• **SOURCE MATERIAL**
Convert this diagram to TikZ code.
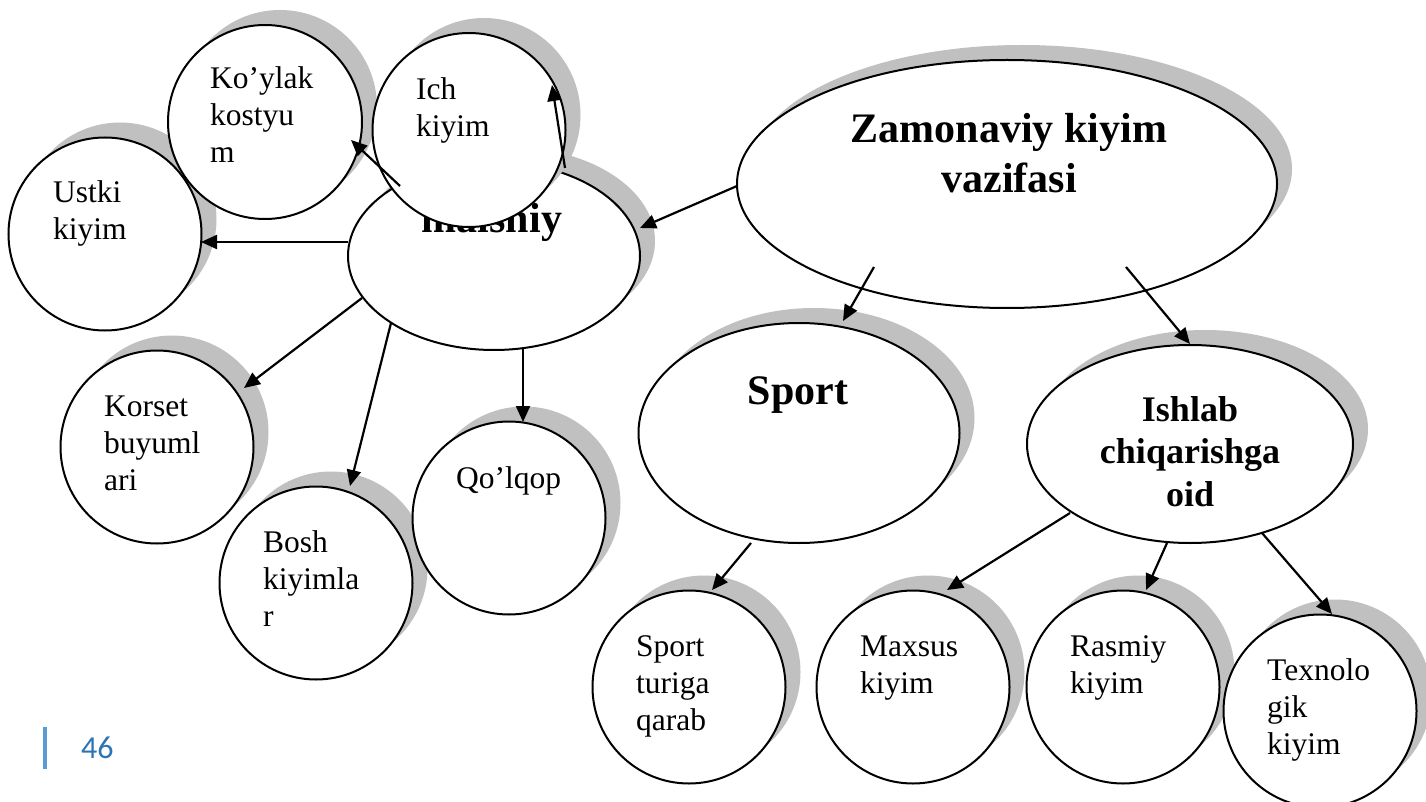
\documentclass[tikz,border=0pt]{standalone}
\usepackage{fontspec}
\setmainfont{Liberation Serif}
\newfontfamily\pagefont{Carlito}
\usetikzlibrary{shapes.geometric,arrows.meta,calc}
\definecolor{discgrey}{HTML}{C0C0C0}
\definecolor{pagebar}{HTML}{5B9BD5}
\definecolor{pagenum}{HTML}{2E74B5}
% multi-line text whose baseline is that of the first line
\newcommand\leftlines[1]{\vtop{\halign{##\hfil\cr#1\crcr}}}
\newcommand\midlines[1]{\vtop{\halign{\hfil##\hfil\cr#1\crcr}}}
% grey offset disc behind a bubble: centre, half width, half height
\newcommand\backdisc[3]{\fill[discgrey] ($#1+(15,-15)$) ellipse [x radius=#2pt, y radius=#3pt];}
\begin{document}
\begin{tikzpicture}[x=1pt,y=-1pt,
  bubble/.style={shape=ellipse, draw=black, fill=white, line width=2pt,
    inner sep=0pt, outer sep=0pt},
  dims/.style 2 args={minimum width=#1, minimum height=#2},
  txt/.style={font=\fontsize{31.5}{37}\selectfont, inner sep=0pt, anchor=base west},
  head/.style={font=\bfseries\fontsize{42}{50}\selectfont, inner sep=0pt, anchor=base},
  subhead/.style={font=\bfseries\fontsize{36}{42.5}\selectfont, inner sep=0pt, anchor=base},
  link/.style={line width=2.2pt, -{Triangle[length=16pt,width=14pt]}}]
\clip (0,0) rectangle (1426,802);
\fill[white] (0,0) rectangle (1426,802);

% central topic
\backdisc{(1007,184)}{270}{124}
\node[bubble, dims={540pt}{248pt}] (zam) at (1007,184) {};
\node[head] (zamT) at (1009,143) {\midlines{Zamonaviy kiyim\cr vazifasi}};

% household clothing and its branches
\backdisc{(494,256)}{146}{94}
\node[bubble, dims={292pt}{188pt}] (mai) at (494,256) {};
\node[head] (maiT) at (492,233) {maishiy};
\backdisc{(105,234)}{96.5}{96.5}
\node[bubble, dims={193pt}{193pt}] (ust) at (105,234) {};
\node[txt] (ustT) at (53,203) {\leftlines{Ustki\cr kiyim}};
\backdisc{(265,122)}{97}{97}
\node[bubble, dims={194pt}{194pt}] (koy) at (265,122) {};
\node[txt] (koyT) at (210,89) {\leftlines{Ko’ylak\cr kostyu\cr m}};
\backdisc{(469,130)}{96.5}{97}
\node[bubble, dims={193pt}{194pt}] (ich) at (469,130) {};
\node[txt] (ichT) at (416,100) {\leftlines{Ich\cr kiyim}};
\backdisc{(157,447)}{96.5}{96.5}
\node[bubble, dims={193pt}{193pt}] (kor) at (157,447) {};
\node[txt] (korT) at (104,416) {\leftlines{Korset\cr buyuml\cr ari}};
\backdisc{(316,583)}{96.5}{96.5}
\node[bubble, dims={193pt}{193pt}] (bosh) at (316,583) {};
\node[txt] (boshT) at (263,552) {\leftlines{Bosh\cr kiyimla\cr r}};
\backdisc{(509,518)}{96.5}{96.5}
\node[bubble, dims={193pt}{193pt}] (qol) at (509,518) {};
\node[txt] (qolT) at (456,488) {Qo’lqop};

% sport clothing
\backdisc{(799,433)}{160.5}{110}
\node[bubble, dims={321pt}{220pt}] (sport) at (799,433) {};
\node[head] (sportT) at (798,404) {Sport};

% production clothing
\backdisc{(1190,444)}{163}{99}
\node[bubble, dims={326pt}{198pt}] (ish) at (1190,444) {};
\node[subhead] (ishT) at (1190,421) {\midlines{Ishlab\cr chiqarishga\cr oid}};

% lower row
\backdisc{(689,687)}{96.5}{96.5}
\node[bubble, dims={193pt}{193pt}] (stq) at (689,687) {};
\node[txt] (stqT) at (636,656) {\leftlines{Sport\cr turiga\cr qarab}};
\backdisc{(913,687)}{96.5}{96.5}
\node[bubble, dims={193pt}{193pt}] (max) at (913,687) {};
\node[txt] (maxT) at (860,656) {\leftlines{Maxsus\cr kiyim}};
\backdisc{(1123,687)}{96.5}{96.5}
\node[bubble, dims={193pt}{193pt}] (ras) at (1123,687) {};
\node[txt] (rasT) at (1070,656) {\leftlines{Rasmiy\cr kiyim}};
\backdisc{(1320,711)}{96.5}{96.5}
\node[bubble, dims={193pt}{193pt}] (tex) at (1320,711) {};
\node[txt] (texT) at (1267,680) {\leftlines{Texnolo\cr gik\cr kiyim}};

% connectors
\draw[link] ($(zam)+(-270,2)$) -- ($(mai)+(146,-28)$);
\draw[link] ($(zam)+(-133,83)$) -- ($(sport)+(44,-112)$);
\draw[link] ($(zam)+(119,83)$) -- ($(ish)+(0,-100)$);
\draw[link] ($(mai)+(-146,-14)$) -- ($(ust)+(96,8)$);
\draw[link] ($(mai)+(-94,-70)$) -- ($(koy)+(86,18)$);
\draw[link] ($(mai)+(71,-88)$) -- ($(ich)+(83,-45)$);
\draw[link] ($(mai)+(-132,42)$) -- ($(kor)+(87,-59)$);
\draw[link] ($(mai)+(-103,67)$) -- ($(bosh)+(34,-97)$);
\draw[link] ($(mai)+(29,91)$) -- ($(qol)+(14,-96)$);
\draw[link] ($(sport)+(-48,110)$) -- ($(stq)+(23,-97)$);
\draw[link] ($(ish)+(-120,69)$) -- ($(max)+(34,-97)$);
\draw[link] ($(ish)+(-23,99)$) -- ($(ras)+(23,-97)$);
\draw[link] ($(ish)+(72,89)$) -- ($(tex)+(12,-97)$);

% page number
\fill[pagebar] (43,727) rectangle (47,769);
\node[inner sep=0pt, anchor=base west, text=pagenum, font=\pagefont\fontsize{32}{38}\selectfont] (page) at (81,758) {46};
\end{tikzpicture}
\end{document}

• **WHAT IS ASKED**
Reproduce all of the material exactly, apart from the pictures.

• **FULL RESPONSE**
Convert this diagram to TikZ code.
\documentclass[tikz,border=0pt]{standalone}
\usepackage{fontspec}
\setmainfont{Liberation Serif}
\newfontfamily\pagefont{Carlito}
\usetikzlibrary{shapes.geometric,arrows.meta,calc}
\definecolor{discgrey}{HTML}{C0C0C0}
\definecolor{pagebar}{HTML}{5B9BD5}
\definecolor{pagenum}{HTML}{2E74B5}
% multi-line text whose baseline is that of the first line
\newcommand\leftlines[1]{\vtop{\halign{##\hfil\cr#1\crcr}}}
\newcommand\midlines[1]{\vtop{\halign{\hfil##\hfil\cr#1\crcr}}}
% grey offset disc behind a bubble: centre, half width, half height
\newcommand\backdisc[3]{\fill[discgrey] ($#1+(15,-15)$) ellipse [x radius=#2pt, y radius=#3pt];}
\begin{document}
\begin{tikzpicture}[x=1pt,y=-1pt,
  bubble/.style={shape=ellipse, draw=black, fill=white, line width=2pt,
    inner sep=0pt, outer sep=0pt},
  dims/.style 2 args={minimum width=#1, minimum height=#2},
  txt/.style={font=\fontsize{31.5}{37}\selectfont, inner sep=0pt, anchor=base west},
  head/.style={font=\bfseries\fontsize{42}{50}\selectfont, inner sep=0pt, anchor=base},
  subhead/.style={font=\bfseries\fontsize{36}{42.5}\selectfont, inner sep=0pt, anchor=base},
  link/.style={line width=2.2pt, -{Triangle[length=16pt,width=14pt]}}]
\clip (0,0) rectangle (1426,802);
\fill[white] (0,0) rectangle (1426,802);

% central topic
\backdisc{(1007,184)}{270}{124}
\node[bubble, dims={540pt}{248pt}] (zam) at (1007,184) {};
\node[head] (zamT) at (1009,143) {\midlines{Zamonaviy kiyim\cr vazifasi}};

% household clothing and its branches
\backdisc{(494,256)}{146}{94}
\node[bubble, dims={292pt}{188pt}] (mai) at (494,256) {};
\node[head] (maiT) at (492,233) {maishiy};
\backdisc{(105,234)}{96.5}{96.5}
\node[bubble, dims={193pt}{193pt}] (ust) at (105,234) {};
\node[txt] (ustT) at (53,203) {\leftlines{Ustki\cr kiyim}};
\backdisc{(265,122)}{97}{97}
\node[bubble, dims={194pt}{194pt}] (koy) at (265,122) {};
\node[txt] (koyT) at (210,89) {\leftlines{Ko’ylak\cr kostyu\cr m}};
\backdisc{(469,130)}{96.5}{97}
\node[bubble, dims={193pt}{194pt}] (ich) at (469,130) {};
\node[txt] (ichT) at (416,100) {\leftlines{Ich\cr kiyim}};
\backdisc{(157,447)}{96.5}{96.5}
\node[bubble, dims={193pt}{193pt}] (kor) at (157,447) {};
\node[txt] (korT) at (104,416) {\leftlines{Korset\cr buyuml\cr ari}};
\backdisc{(316,583)}{96.5}{96.5}
\node[bubble, dims={193pt}{193pt}] (bosh) at (316,583) {};
\node[txt] (boshT) at (263,552) {\leftlines{Bosh\cr kiyimla\cr r}};
\backdisc{(509,518)}{96.5}{96.5}
\node[bubble, dims={193pt}{193pt}] (qol) at (509,518) {};
\node[txt] (qolT) at (456,488) {Qo’lqop};

% sport clothing
\backdisc{(799,433)}{160.5}{110}
\node[bubble, dims={321pt}{220pt}] (sport) at (799,433) {};
\node[head] (sportT) at (798,404) {Sport};

% production clothing
\backdisc{(1190,444)}{163}{99}
\node[bubble, dims={326pt}{198pt}] (ish) at (1190,444) {};
\node[subhead] (ishT) at (1190,421) {\midlines{Ishlab\cr chiqarishga\cr oid}};

% lower row
\backdisc{(689,687)}{96.5}{96.5}
\node[bubble, dims={193pt}{193pt}] (stq) at (689,687) {};
\node[txt] (stqT) at (636,656) {\leftlines{Sport\cr turiga\cr qarab}};
\backdisc{(913,687)}{96.5}{96.5}
\node[bubble, dims={193pt}{193pt}] (max) at (913,687) {};
\node[txt] (maxT) at (860,656) {\leftlines{Maxsus\cr kiyim}};
\backdisc{(1123,687)}{96.5}{96.5}
\node[bubble, dims={193pt}{193pt}] (ras) at (1123,687) {};
\node[txt] (rasT) at (1070,656) {\leftlines{Rasmiy\cr kiyim}};
\backdisc{(1320,711)}{96.5}{96.5}
\node[bubble, dims={193pt}{193pt}] (tex) at (1320,711) {};
\node[txt] (texT) at (1267,680) {\leftlines{Texnolo\cr gik\cr kiyim}};

% connectors
\draw[link] ($(zam)+(-270,2)$) -- ($(mai)+(146,-28)$);
\draw[link] ($(zam)+(-133,83)$) -- ($(sport)+(44,-112)$);
\draw[link] ($(zam)+(119,83)$) -- ($(ish)+(0,-100)$);
\draw[link] ($(mai)+(-146,-14)$) -- ($(ust)+(96,8)$);
\draw[link] ($(mai)+(-94,-70)$) -- ($(koy)+(86,18)$);
\draw[link] ($(mai)+(71,-88)$) -- ($(ich)+(83,-45)$);
\draw[link] ($(mai)+(-132,42)$) -- ($(kor)+(87,-59)$);
\draw[link] ($(mai)+(-103,67)$) -- ($(bosh)+(34,-97)$);
\draw[link] ($(mai)+(29,91)$) -- ($(qol)+(14,-96)$);
\draw[link] ($(sport)+(-48,110)$) -- ($(stq)+(23,-97)$);
\draw[link] ($(ish)+(-120,69)$) -- ($(max)+(34,-97)$);
\draw[link] ($(ish)+(-23,99)$) -- ($(ras)+(23,-97)$);
\draw[link] ($(ish)+(72,89)$) -- ($(tex)+(12,-97)$);

% page number
\fill[pagebar] (43,727) rectangle (47,769);
\node[inner sep=0pt, anchor=base west, text=pagenum, font=\pagefont\fontsize{32}{38}\selectfont] (page) at (81,758) {46};
\end{tikzpicture}
\end{document}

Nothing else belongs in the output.